An important part of Stephen’s involvement in civil liberties is supervising Australian and foreign students undertaking internships.


Assistant Secretary


Dr Lesley Lynch


Dr Lesley Lynch was elected Assistant Secretary in October 2019. Lesley joined NSWCCL in 2006 because the escalating attacks on civil liberties post 9/11 made it the obvious site for renewed activism. Lesley was elected Assistant Secretary in 2007, Secretary in 2013 and Vice President 2015 - October 2019.   

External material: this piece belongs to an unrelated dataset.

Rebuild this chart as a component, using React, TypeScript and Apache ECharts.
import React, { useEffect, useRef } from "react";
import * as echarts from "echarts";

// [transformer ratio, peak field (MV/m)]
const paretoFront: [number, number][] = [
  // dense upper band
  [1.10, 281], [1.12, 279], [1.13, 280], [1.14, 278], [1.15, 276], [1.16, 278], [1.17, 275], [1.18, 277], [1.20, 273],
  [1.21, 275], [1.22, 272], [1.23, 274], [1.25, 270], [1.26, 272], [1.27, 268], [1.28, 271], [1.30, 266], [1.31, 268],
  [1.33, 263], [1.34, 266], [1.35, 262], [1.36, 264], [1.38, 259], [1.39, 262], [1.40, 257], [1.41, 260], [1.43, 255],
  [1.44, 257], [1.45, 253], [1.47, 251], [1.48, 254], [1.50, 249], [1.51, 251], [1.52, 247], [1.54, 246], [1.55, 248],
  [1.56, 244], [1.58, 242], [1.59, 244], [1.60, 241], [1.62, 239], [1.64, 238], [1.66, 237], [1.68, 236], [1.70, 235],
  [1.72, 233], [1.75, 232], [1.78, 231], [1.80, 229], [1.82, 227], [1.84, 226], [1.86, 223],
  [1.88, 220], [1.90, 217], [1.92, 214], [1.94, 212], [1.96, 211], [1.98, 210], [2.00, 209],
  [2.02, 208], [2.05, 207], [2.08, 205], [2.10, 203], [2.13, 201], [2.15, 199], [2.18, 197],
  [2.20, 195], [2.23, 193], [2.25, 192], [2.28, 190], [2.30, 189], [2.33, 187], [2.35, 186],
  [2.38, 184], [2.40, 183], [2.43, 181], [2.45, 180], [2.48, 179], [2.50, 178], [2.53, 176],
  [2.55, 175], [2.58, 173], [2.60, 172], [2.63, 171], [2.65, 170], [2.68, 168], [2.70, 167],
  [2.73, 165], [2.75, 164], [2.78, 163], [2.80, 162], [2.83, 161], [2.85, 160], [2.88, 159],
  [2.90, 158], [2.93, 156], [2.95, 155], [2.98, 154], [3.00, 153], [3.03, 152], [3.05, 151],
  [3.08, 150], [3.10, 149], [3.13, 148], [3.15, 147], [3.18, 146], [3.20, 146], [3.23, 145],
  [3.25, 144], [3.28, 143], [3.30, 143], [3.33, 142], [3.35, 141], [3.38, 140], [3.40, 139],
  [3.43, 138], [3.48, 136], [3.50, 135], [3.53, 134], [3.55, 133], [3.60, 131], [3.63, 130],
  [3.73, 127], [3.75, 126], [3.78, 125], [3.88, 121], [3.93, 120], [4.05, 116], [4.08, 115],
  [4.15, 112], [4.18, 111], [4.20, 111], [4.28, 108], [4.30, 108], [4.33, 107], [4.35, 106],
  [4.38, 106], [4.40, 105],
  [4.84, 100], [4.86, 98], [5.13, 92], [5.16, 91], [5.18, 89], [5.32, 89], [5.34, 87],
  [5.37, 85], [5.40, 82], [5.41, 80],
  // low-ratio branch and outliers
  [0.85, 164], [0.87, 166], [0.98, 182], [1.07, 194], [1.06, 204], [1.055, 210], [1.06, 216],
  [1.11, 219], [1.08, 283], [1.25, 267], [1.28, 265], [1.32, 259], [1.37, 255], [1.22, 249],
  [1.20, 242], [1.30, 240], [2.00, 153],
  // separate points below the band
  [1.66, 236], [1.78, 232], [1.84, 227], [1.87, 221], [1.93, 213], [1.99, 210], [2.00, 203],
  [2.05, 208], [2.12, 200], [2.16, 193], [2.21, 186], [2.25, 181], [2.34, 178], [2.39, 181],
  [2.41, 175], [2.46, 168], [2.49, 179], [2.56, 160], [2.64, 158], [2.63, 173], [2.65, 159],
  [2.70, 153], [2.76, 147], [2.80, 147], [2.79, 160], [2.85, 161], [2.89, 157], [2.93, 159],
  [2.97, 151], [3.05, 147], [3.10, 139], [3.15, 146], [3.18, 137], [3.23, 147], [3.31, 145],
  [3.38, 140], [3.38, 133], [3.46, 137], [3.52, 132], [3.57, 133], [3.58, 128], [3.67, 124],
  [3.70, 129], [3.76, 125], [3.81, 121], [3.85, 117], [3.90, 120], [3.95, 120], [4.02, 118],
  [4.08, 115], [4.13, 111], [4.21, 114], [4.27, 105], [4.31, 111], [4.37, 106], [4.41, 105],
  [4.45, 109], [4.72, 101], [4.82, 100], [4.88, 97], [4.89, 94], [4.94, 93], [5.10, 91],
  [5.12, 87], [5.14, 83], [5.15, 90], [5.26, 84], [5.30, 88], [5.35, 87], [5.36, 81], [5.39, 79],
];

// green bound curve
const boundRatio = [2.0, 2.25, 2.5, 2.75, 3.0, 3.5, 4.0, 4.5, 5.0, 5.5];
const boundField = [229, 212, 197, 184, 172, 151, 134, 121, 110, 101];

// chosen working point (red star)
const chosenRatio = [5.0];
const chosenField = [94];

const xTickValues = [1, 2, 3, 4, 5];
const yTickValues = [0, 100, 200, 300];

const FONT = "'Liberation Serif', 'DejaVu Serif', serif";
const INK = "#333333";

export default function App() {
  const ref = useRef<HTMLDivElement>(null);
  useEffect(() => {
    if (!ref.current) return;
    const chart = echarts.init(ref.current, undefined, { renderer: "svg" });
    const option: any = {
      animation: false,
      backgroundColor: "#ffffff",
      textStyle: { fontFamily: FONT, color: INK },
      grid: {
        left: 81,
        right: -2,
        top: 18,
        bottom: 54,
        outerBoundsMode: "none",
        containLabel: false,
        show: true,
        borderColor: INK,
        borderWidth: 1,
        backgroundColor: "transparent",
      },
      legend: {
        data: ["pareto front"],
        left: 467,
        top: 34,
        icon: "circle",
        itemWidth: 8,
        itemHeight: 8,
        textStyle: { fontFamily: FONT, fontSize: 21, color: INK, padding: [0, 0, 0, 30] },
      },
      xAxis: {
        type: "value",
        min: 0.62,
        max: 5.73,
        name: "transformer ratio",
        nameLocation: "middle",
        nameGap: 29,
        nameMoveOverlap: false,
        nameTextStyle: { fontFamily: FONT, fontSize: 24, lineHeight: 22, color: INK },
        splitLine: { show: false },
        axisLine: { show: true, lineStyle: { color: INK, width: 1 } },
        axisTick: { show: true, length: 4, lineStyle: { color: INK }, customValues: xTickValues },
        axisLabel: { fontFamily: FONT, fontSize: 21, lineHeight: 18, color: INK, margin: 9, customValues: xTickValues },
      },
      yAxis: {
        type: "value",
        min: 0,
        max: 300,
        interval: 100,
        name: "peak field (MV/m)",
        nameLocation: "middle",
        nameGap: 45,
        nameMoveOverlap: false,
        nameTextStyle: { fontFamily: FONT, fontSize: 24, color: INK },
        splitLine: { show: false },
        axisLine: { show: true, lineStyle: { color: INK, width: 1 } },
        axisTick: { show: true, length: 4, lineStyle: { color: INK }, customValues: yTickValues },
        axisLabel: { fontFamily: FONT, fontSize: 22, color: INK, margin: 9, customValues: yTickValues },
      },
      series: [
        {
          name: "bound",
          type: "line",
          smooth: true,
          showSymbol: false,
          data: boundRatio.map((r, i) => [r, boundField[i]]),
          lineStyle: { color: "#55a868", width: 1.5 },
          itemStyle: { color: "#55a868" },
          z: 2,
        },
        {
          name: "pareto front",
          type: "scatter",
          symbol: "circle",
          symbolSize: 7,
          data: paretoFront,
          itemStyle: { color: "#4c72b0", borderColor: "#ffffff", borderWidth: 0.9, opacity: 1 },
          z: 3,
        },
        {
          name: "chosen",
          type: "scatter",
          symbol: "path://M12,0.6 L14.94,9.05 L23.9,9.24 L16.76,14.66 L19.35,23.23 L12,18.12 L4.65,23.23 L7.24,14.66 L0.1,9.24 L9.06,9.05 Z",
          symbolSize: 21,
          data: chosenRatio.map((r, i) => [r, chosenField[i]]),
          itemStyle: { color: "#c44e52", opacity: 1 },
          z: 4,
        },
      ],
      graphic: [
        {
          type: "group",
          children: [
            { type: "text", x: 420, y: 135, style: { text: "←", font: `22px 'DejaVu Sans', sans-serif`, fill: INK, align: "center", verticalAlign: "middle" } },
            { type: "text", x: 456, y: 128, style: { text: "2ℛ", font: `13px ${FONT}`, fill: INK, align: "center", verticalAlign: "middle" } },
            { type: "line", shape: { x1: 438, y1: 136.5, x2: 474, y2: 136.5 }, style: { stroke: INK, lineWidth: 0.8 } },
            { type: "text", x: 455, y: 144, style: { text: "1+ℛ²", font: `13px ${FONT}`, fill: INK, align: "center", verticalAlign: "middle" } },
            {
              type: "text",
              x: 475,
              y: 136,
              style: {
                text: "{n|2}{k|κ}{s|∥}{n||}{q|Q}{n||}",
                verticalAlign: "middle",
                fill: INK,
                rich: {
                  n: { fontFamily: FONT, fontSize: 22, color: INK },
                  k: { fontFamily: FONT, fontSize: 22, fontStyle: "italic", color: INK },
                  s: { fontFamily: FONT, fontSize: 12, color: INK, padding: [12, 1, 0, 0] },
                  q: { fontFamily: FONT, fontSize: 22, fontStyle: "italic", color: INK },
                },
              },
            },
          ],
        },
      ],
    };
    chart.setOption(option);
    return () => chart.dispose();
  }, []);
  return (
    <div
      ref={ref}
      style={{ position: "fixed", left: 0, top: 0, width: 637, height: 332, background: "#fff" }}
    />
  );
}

Lesley has a history of political activism in anti-war and anti-apartheid campaigns, gay liberation and the women’s liberation movement.  Professionally she has been a school teacher, university teacher and researcher in history and politics and, from the 1980s a public servant.  As a member of the senior executive service she worked closely with a number of ministers on strategy and policy issues and was the chair or member of state and national boards and committees. In 2004-5 she worked on AusAid programs in PNG

Within CCL she has been active on policy issues including national security counter-terrorism and the surveillance state, electoral processes, protest rights, effective anti-corruption bodies at state and federal levels and decriminalisation of abortion. She has been convenor of the Privacy and Freedom of Information and the Justice group and, from 2012-14, the National ASIO Campaign. Lesley is currently convener of the National Security and Counter Terrorism Action Group and works with civil liberties bodies across Australia to collaborate on national responses to the veritable tsunami of national security/counter terrorism laws and other national issues.  

Lesley has also been engaged in the organisational and administrative aspects of CCL's work including the annual dinner, the interns/volunteers program  and the development of the current website. In recent years she has worked with other committee members to drive renewal and organisational change within NSWCCL. 

Lesley has a BA (hons), Dip Ed and PhD in History from Sydney University.